Saturday, August 18, 2012

Sharing

From an early age we are taught to share.  We are told that those with abundance or more must share with those who have nothing to share.  This year, as most years, we have an abundance of all kinds of tomatoes.  My husband loves to set up tomato tasting tests and every year he finds a new one he likes.


We take some to the thrift shop for distribution.  We also found that our local turtle that hangs out by the front doorstep on some days prefers the small yellow pear shaped ones.  We discovered this after hubby dropped one on the way into the house.


Mr. Turtle preferred the yellow tomato over a very juicy and sweet fig that I laid out next to it. Our tree is producing way too many to eat without sharing.

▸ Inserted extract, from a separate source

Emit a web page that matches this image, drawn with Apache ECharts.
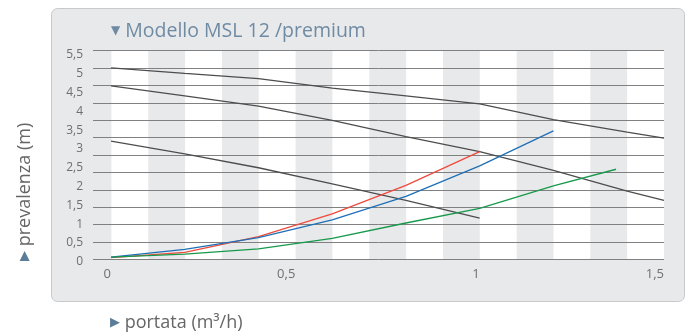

But this little devil in the photo below pretends he is eating clover in the front lawn and then in the night comes back and DOES NOT SHARE!  His days may certainly be numbered after he did a number of his own on my soy beans and squash!


13 comments:

Red said...

Interesting critters you share with. Animals can be very interesting but sometimes they take advantage of the sharing.

Brian Miller said...

ouch on the free meals to the ground hog...ha...cool on feeding the turtle...my boys would love you for that...my mom has been giving us tons of tomato this year...

Joanne Noragon said...

Groundhogs are pesky. One was undermining our barn with burrowing. He was trapped and transported to the National Park. Another attempted to burrow under the eight foot deep wall that is the side of the garage built into the hill. He was dumb, but too messy and was also transported. The one we tolerate lives in the culvert and comes out to taunt the dogs. He seems not to have found the garden.

SueAnn Lommler said...

Love the turtle shot!! Yes time for that other critter to go.
Boy! I would love some of those figs.
Yum
Hugs
SueAnn

Daniel LaFrance said...

I agree in the importance of sharing. It is a simple thing to do, and for some reason certain generations don't seem to recognize it.

Beautiful captures and yes they can cause havoc of all sorts. Farmers typically rid themselves of Groundhogs. I have cute chipmunks digging holes everywhere.

Mage said...

Such glorious color. Can you trap and release your backyard taster? He should know better than to munch on your squash. Thanks so much for these moments.

One Woman's Journey - a journal being written from Woodhaven - her cottage in the woods. said...

I had to have Animal Control come and trap a pesky Groundhog that was tunneling under my air condition pad. Your tomato's are beautiful...

Hilary said...

Aww he's so cute. I love your beautiful photos of your harvest and your visiting creatures. Lovely work, Tabor.

Gail Dixon (Louisiana Belle) said...

It's so great of y'all to share your overabundance. My grandparents used to do that when they farmed. They always had plenty. I miss those days...

Granny Annie said...

Without going into details, I fried groundhog once. It was NOT a tasty treat. They definitely are not our friends, though they make wonderful characters for children's stories.

kenju said...

Maybe he saw that you were sharing with the others and thought he was welcome too.
Sorry for your losses, but watching the nature around you must be better than TV!

Dave King said...

You're right, we are early on taught to share, but on a larger scale the inability to share the world's resources is probably our greatest problem. Nice post.

Bob Bushell said...

Red tomatos, lovely, figs, um lovely, and there is an unlucky wee rodent who is not greedy, he is out for his dinner.